Er sah ödes Land, verfallene Städte, Verwüstung und Tod, gleichzeitig jedoch Wiesen, Blumen, Gärten, lebensfrohe, schaffende Menschen. Grau und Bunt. Ihm wurde bewußt, daß er bei einer Reise über die Gegenwart hinaus keinen Ort mehr angeben konnte und auch kein Datum, daß es ihm ermöglichte, eine Vorhersage zu machen. Ihn umschwebten alle möglichen Formen und Bilder der Zukunft. Sie subjektiv zu wählen, war der Menschheit noch nicht möglich. Darum verschwimmen sie ineinander als gleichbedeutende und gleichwertige Form der Zukunft.
Was wollte er hier? Sicher waren seine Vorstellungen von einer Zukunft auch darunter doch sie erschienen nicht klar. Nichtsdestoweniger war er aber wirklich dort, körperlich und aktiv.

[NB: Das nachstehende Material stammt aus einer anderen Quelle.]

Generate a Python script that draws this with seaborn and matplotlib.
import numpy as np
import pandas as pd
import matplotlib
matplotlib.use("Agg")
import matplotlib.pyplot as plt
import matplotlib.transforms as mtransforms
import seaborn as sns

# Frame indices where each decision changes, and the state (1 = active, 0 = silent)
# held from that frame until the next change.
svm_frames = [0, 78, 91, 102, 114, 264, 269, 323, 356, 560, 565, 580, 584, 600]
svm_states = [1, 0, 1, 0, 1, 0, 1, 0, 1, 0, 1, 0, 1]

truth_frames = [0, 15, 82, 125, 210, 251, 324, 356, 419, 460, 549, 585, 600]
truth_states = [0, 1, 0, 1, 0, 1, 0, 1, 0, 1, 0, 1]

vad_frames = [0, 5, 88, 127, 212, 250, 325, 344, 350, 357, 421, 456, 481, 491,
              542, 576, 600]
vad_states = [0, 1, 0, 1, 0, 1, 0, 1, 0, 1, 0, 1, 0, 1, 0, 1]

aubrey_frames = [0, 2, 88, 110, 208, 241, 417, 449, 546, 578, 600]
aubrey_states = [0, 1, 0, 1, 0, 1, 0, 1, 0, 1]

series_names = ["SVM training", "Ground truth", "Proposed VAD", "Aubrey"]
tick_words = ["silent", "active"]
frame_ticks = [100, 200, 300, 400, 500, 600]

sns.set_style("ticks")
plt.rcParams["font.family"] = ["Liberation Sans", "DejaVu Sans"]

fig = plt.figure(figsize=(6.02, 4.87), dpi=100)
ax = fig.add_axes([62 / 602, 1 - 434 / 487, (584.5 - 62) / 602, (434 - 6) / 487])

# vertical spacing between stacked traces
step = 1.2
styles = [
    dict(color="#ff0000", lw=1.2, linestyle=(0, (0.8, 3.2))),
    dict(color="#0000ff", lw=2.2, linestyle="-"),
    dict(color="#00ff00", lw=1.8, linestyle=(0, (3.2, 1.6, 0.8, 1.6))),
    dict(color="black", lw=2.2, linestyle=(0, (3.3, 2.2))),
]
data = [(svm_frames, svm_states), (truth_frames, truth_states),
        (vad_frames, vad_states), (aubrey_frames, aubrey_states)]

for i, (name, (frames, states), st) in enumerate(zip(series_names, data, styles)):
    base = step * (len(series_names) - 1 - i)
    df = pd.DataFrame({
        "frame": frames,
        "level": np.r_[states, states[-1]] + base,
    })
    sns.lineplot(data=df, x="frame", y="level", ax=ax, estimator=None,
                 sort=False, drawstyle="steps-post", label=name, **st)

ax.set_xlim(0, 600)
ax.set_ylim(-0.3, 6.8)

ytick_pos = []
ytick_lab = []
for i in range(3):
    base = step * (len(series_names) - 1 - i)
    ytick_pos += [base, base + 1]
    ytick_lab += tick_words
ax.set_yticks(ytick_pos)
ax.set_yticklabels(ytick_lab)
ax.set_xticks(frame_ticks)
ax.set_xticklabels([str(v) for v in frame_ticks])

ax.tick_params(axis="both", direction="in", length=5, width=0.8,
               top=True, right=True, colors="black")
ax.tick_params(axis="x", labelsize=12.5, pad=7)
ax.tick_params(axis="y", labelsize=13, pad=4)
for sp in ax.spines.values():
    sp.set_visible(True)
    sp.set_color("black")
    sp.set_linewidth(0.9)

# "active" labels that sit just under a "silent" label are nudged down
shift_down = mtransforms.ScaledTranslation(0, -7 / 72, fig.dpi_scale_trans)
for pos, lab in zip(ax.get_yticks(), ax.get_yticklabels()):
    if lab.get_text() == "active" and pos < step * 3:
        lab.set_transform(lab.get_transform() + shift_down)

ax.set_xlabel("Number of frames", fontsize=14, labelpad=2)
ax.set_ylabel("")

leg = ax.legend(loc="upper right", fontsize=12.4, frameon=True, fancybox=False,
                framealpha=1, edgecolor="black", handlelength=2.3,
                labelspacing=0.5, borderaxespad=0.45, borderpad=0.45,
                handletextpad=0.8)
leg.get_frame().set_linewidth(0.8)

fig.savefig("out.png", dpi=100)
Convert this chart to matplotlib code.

– Auf nach Hause … -, jubelte Bernard und betätigte die Taste.
Kurz nur schoß ein Gedanke an das kritische Zeitcontinuum durch seinen Kopf, um sich in einer erfrischenden Entspannung zu verlieren.

Jäh wurde das Städtchen aus seiner Grabesruhe aufgestört, als eine dumpfe Detonation in der Luft schwang. Das Palais war in einer dichten Staub- und Nebelwolke verschwunden. Verständnislos und erschrocken stand das Mädchen vor ihrer Post und blickte auf das umwölkte Anwesen. Es war nichts zu erkennen. Die Bäume des Vorgartens schienen zusammengerückt zu sein, und einen Schutz vor dem Auge des Betrachters bilden zu wollen. Trotz des mondhellen Abends herrschte auf dem gesamten Anwesen stockschwarze Nacht.

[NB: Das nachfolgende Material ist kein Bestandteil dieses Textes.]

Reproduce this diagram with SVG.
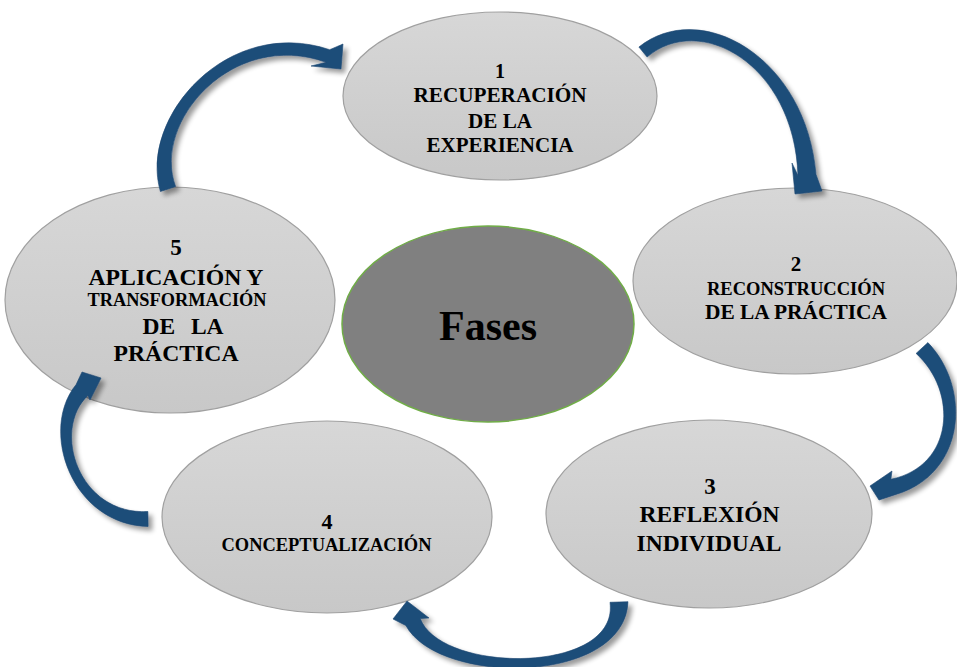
<svg xmlns="http://www.w3.org/2000/svg" width="957" height="667" viewBox="0 0 957 667">
  <defs>
    <linearGradient id="gFill" x1="0" y1="0" x2="0" y2="1">
      <stop offset="0" stop-color="#d7d7d7"/>
      <stop offset="1" stop-color="#c8c8c8"/>
    </linearGradient>
    <filter id="sh" x="-20%" y="-20%" width="140%" height="140%">
      <feGaussianBlur in="SourceAlpha" stdDeviation="2.5"/>
      <feOffset dx="4" dy="4" result="o"/>
      <feComponentTransfer in="o" result="s">
        <feFuncA type="linear" slope="0.4"/>
      </feComponentTransfer>
      <feMerge>
        <feMergeNode in="s"/>
        <feMergeNode in="SourceGraphic"/>
      </feMerge>
    </filter>
  </defs>
  <style>
    .node { fill: url(#gFill); stroke: #a0a0a0; stroke-width: 1.2; }
    .center { fill: #808080; stroke: #70ad47; stroke-width: 1.5; }
    .t { font-family: "Liberation Serif", "Times New Roman", serif; font-weight: bold; fill: #000; text-anchor: middle; }
    .arrow { fill: #1f4e79; stroke: #1c4772; stroke-width: 0.6; stroke-linejoin: miter; }
  </style>
  <rect width="957" height="667" fill="#ffffff"/>

  <g id="node-center">
    <ellipse class="center" cx="488" cy="324" rx="146" ry="98"/>
    <text class="t" x="488" y="340" font-size="42">Fases</text>
  </g>

  <g id="node-1">
    <ellipse class="node" cx="500" cy="96" rx="157" ry="84"/>
    <text class="t" x="500" y="78" font-size="20">1</text>
    <text class="t" x="500" y="101.5" font-size="20" textLength="173" lengthAdjust="spacingAndGlyphs">RECUPERACIÓN</text>
    <text class="t" x="500" y="127.5" font-size="20" textLength="64" lengthAdjust="spacingAndGlyphs">DE LA</text>
    <text class="t" x="500" y="151.5" font-size="20" textLength="147" lengthAdjust="spacingAndGlyphs">EXPERIENCIA</text>
  </g>

  <g id="node-2">
    <ellipse class="node" cx="795" cy="281" rx="162" ry="93"/>
    <text class="t" x="796" y="271" font-size="21">2</text>
    <text class="t" x="796" y="294.5" font-size="18.5" textLength="178" lengthAdjust="spacingAndGlyphs">RECONSTRUCCIÓN</text>
    <text class="t" x="796" y="318.5" font-size="21.5" textLength="182" lengthAdjust="spacingAndGlyphs">DE LA PRÁCTICA</text>
  </g>

  <g id="node-3">
    <ellipse class="node" cx="709" cy="514" rx="163" ry="94"/>
    <text class="t" x="710" y="494" font-size="23">3</text>
    <text class="t" x="709.5" y="521.5" font-size="23.5" textLength="140" lengthAdjust="spacingAndGlyphs">REFLEXIÓN</text>
    <text class="t" x="709" y="551" font-size="23.5" textLength="145" lengthAdjust="spacingAndGlyphs">INDIVIDUAL</text>
  </g>

  <g id="node-4">
    <ellipse class="node" cx="327" cy="517" rx="165" ry="96"/>
    <text class="t" x="327" y="528.5" font-size="22">4</text>
    <text class="t" x="326.5" y="551" font-size="18.5" textLength="210" lengthAdjust="spacingAndGlyphs">CONCEPTUALIZACIÓN</text>
  </g>

  <g id="node-5">
    <ellipse class="node" cx="170" cy="300" rx="165" ry="113"/>
    <text class="t" x="176" y="255" font-size="23">5</text>
    <text class="t" x="176" y="284.5" font-size="23" textLength="175" lengthAdjust="spacingAndGlyphs">APLICACIÓN Y</text>
    <text class="t" x="177" y="306" font-size="18" textLength="179" lengthAdjust="spacingAndGlyphs">TRANSFORMACIÓN</text>
    <text class="t" x="183" y="333.5" font-size="23.5" word-spacing="10">DE LA</text>
    <text class="t" x="176" y="361" font-size="23.5" textLength="125" lengthAdjust="spacingAndGlyphs">PRÁCTICA</text>
  </g>

  <g id="connectors" filter="url(#sh)">
    <path id="arrow-5-1" class="arrow" d="M160.4,191.5 C138.5,117.5 227.7,15.4 329.7,49.7 L343,44 L341,69 L311,66 L326.3,62.3 C232.3,28.6 151.5,122.5 175.6,186.5 Z"/>
    <path id="arrow-1-2" class="arrow" d="M638.9,47 C700.4,-2 805.9,56.3 816,174.5 L822,191 L795,194 L792,163 L798,175.5 C794.1,63.7 699.6,12 647.1,57 Z"/>
    <path id="arrow-2-3" class="arrow" d="M927.9,342.6 C971.8,388.2 965.8,474 895.1,494.7 L879,500 L870,486 L892,471 L890.9,479.3 C954.2,466 958.2,391.8 916.1,353.4 Z"/>
    <path id="arrow-3-4" class="arrow" d="M628,601.7 C624.4,685.5 438.4,685.8 405.8,625.4 L393,619 L407,601 L429,618 L420.2,618.6 C441.6,674.2 619.6,674.5 610,602.3 Z"/>
    <path id="arrow-4-5" class="arrow" d="M148.1,526.5 C71.1,524.5 39,429.7 76.1,384.6 L82,372 L101,378 L90,400 L87.9,395.4 C51,430.3 78.9,515.5 147.9,511.5 Z"/>
  </g>
</svg>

Am kommenden Morgen lief das Postmädel zum Anwesen hinauf. Die Tore waren geschlossen. Ein Hubschrauber stand außerhalb des Geländes, das offenbar nicht betretbar war. Als sie am Tor rüttelte, hielt man sie zurück mit der Bemerkung, daß dort nichts mehr zu retten sei. Sie bemerkte trotz allem, daß die Bäume in der Tat sehr dicht standen und keinerlei Sicht auf das Palais freigaben. Bleierne Schwärze hing über dem gesamten Grundstück. Wenig später hob der Helicopter ab und verschwand in Richtung Paris. Sie konnte ihren Blick nicht von dem schwarzen Niemandsland abwenden. Selbst in dem riesigen an das Grundstück angrenzenden Park herrschte die selbe bedrückende, undurchschaubare und unheimliche Dunkelheit. Die Fontänen waren in sich zusammengesunken und versprühten endlos Wasser, das den Staub und den Boden zu klebrigem und immer tiefer werdendem Schlamm band.

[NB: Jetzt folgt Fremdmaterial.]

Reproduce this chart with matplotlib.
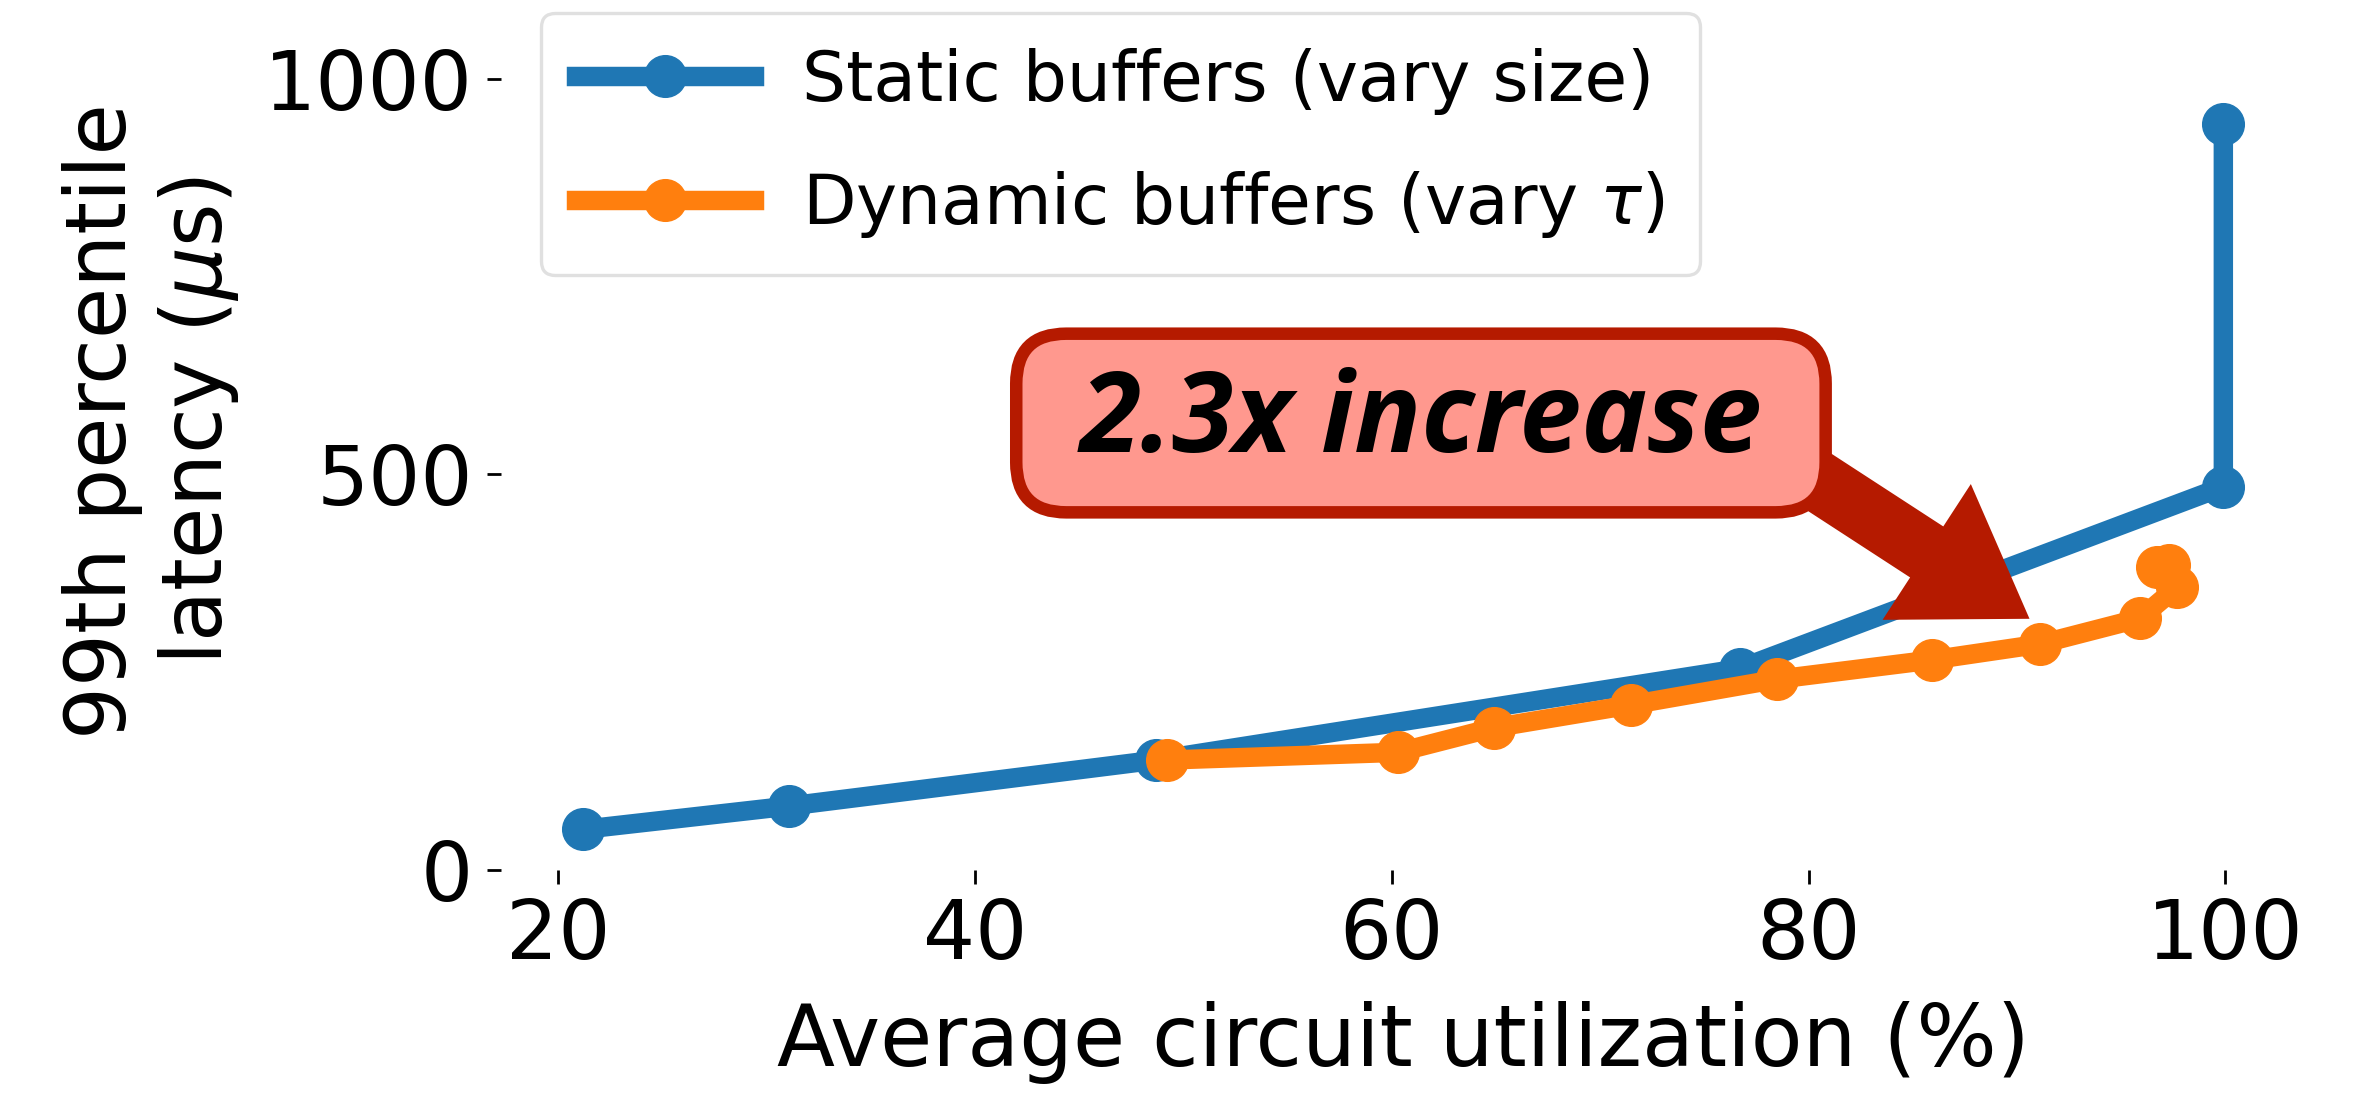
import matplotlib
matplotlib.use('Agg')
import matplotlib.pyplot as plt
from matplotlib.patches import BoxStyle

# average circuit utilization (%) and 99th percentile latency (us)
static_util = [21.2, 31.1, 48.7, 76.7, 99.9, 99.9]
static_lat = [50.8, 80.3, 138.4, 254.0, 484.0, 943.0]

dynamic_util = [49.2, 60.3, 64.9, 71.5, 78.5, 85.9, 91.1, 95.9, 97.7, 97.3, 96.7]
dynamic_lat = [138.4, 148.2, 179.3, 208.3, 240.6, 264.9, 285.0, 317.6, 357.5, 385.0, 382.8]

series_labels = ['Static buffers (vary size)', r'Dynamic buffers (vary $\tau$)']
x_ticks = [20, 40, 60, 80, 100]
y_ticks = [0, 500, 1000]

callout = '2.3x increase'
callout_pos = (61.4, 564.5)
arrow_tail = (78.6, 522.6)
arrow_tip = (90.6, 317.0)

plt.rcParams['font.family'] = ['DejaVu Sans']

fig = plt.figure(figsize=(23.56, 10.95), dpi=100)
ax = fig.add_axes([0.2127, 0.2059, 0.7658, 0.8199])

ax.plot(static_util, static_lat, '-o', color='#1f77b4', lw=14, ms=30,
        label=series_labels[0])
ax.plot(dynamic_util, dynamic_lat, '-o', color='#ff7f0e', lw=14, ms=30,
        label=series_labels[1])

ax.set_ylim(0, 1135)
ax.set_xticks(x_ticks)
ax.set_yticks(y_ticks)
for s in ax.spines.values():
    s.set_visible(False)
ax.tick_params(length=10, width=2, pad=10, labelsize=59)
ax.set_xlabel('Average circuit utilization (%)', fontsize=61, labelpad=18)
ax.set_ylabel('99th percentile\nlatency ($\\mu$s)', fontsize=60, labelpad=17)

leg = ax.legend(loc='upper left', bbox_to_anchor=(541 / 2356, 1 - 13 / 1095),
                bbox_transform=fig.transFigure, borderaxespad=0, fontsize=50,
                borderpad=0.5, labelspacing=0.78, handlelength=2.56,
                handletextpad=0.7)
leg.get_frame().set_edgecolor('#d9d9d9')
leg.get_frame().set_linewidth(2.4)

# rounded box that is wider on the sides than on top and bottom
_round = BoxStyle.Round(pad=0.3, rounding_size=0.45)


def callout_box(x0, y0, width, height, mutation_size):
    extra = 0.27 * mutation_size
    return _round(x0 - extra, y0, width + 2 * extra, height, mutation_size)


# big arrow from the callout box down to the gap between the curves
ax.annotate('', xy=arrow_tip, xytext=arrow_tail, zorder=5,
            arrowprops=dict(arrowstyle='simple,head_length=0.883,head_width=1.166,tail_width=0.438',
                            mutation_scale=100, color='#b51a00', lw=0,
                            shrinkA=0, shrinkB=0))
ax.text(callout_pos[0], callout_pos[1], callout, ha='center', va='center',
        fontsize=80, family='Open Sans', weight='bold', style='italic', zorder=6,
        bbox=dict(boxstyle=callout_box, fc='#ff988e', ec='#b51a00', lw=9))

fig.savefig('out.png', dpi=100)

Selbst das einige Tage später erfolgte Abstellen aller Versorgungsleitungen, gebot dem sich ständig ausbreitendem Morast keinen Einhalt. Die Zeit schien um das Palais an diesem schrecklichen Abend stehengeblieben zu sein.


 

Polizeibericht:
vor einem betreten des geländes um das ehemalige palais saint etienne wird gewarnt. mehrere personen gelten seit dem betreten des grundstückes als vermißt. schon während der untersuchungen des mysteriösen falls verschwanden ein polizist und eine junge zivilistin spurlos. aus benanntem grundstück kehrte genaugenommen keine person zurück. eine großräumige undurchdringliche absperrung wird angeraten.